When most people think of investing in residential property, they think about buying a small house and renting it for a few hundred dollars over the mortgage.
The main problem with that plan is that in the current market, finding a house that will rent at a profit after a 6.5% mortgage is much tougher than it was a few years ago.
That’s before considering what if you go a few months with no renters, something major breaks, or you have a bad renter, (I have stories!!!) you can put your profit at serious risk.
This is why most people are not willing to invest a large portion of their savings into a residential rental property.
There are more than a few ways to get into a property with less than 20% down on a risky investment.
Here is a summary of a few of the ideas we discussed in this week’s podcast
House Hacking – Rent every room individually.

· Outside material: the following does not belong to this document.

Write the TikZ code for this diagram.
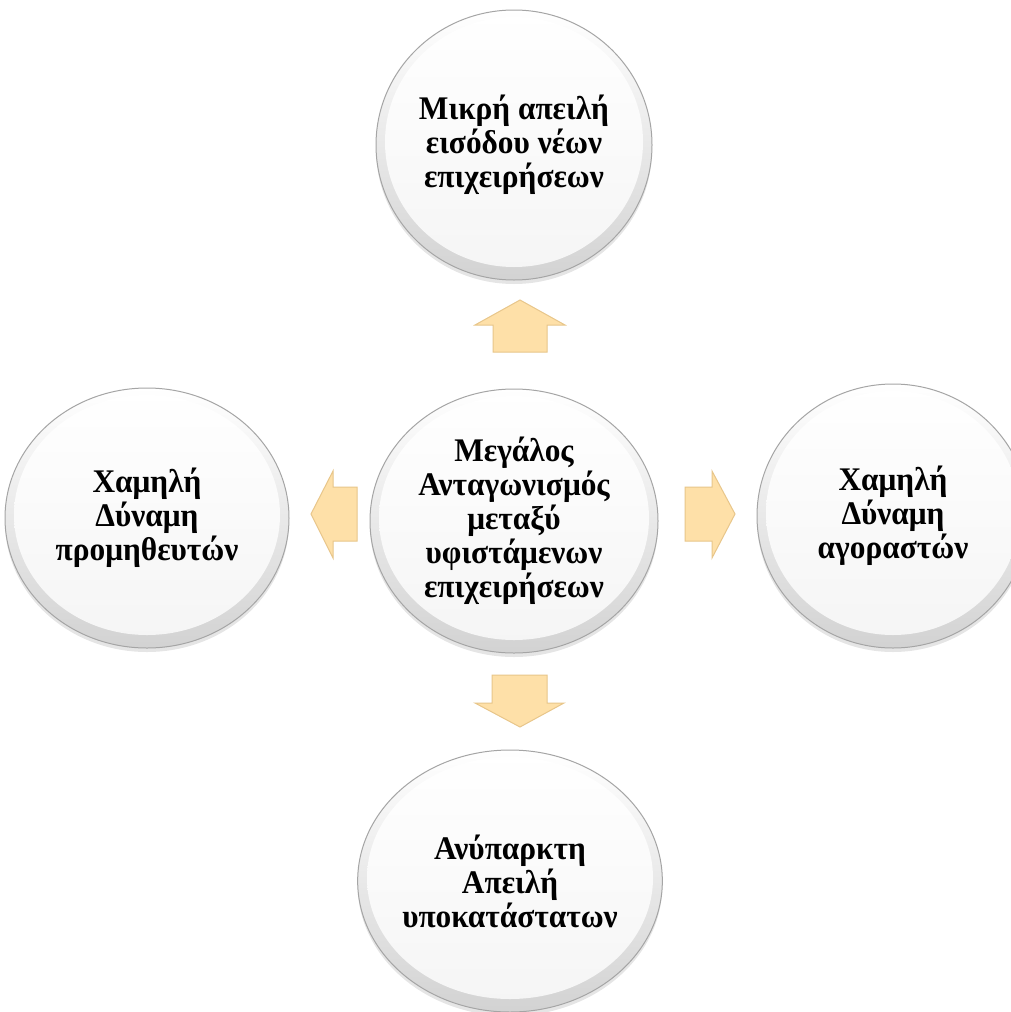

People are paying up to $1,000 a month for room rentals because the market for cheap rentals is so tough. A 4-5 bedroom house can make serious money with the right setup.
Non-Traditional Partnerships – Instead of buying a house as an individual or as a couple, buy a house with a friend or two and split the expenses. For many, this is much more desirable than renting or taking on a mortgage by themselves.
Own/Airbnb – Tim and I discuss a couple in Annapolis who have a new property with a $2,000 mortgage. They can rent the house for the Naval Academy Graduation and Annapolis Boat Shows for $3,000 a week. During the 4 weeks, they will cover 50% of the annual mortgage.
Traditional Airbnb – People assume Airbnb’s are only for seaside towns or places near major attractions but that’s not true. People rent basements, garage apartments and are also looking for “primitive” sites with no amenities and are willing to pay big bucks. Got an old shed at the back of the property?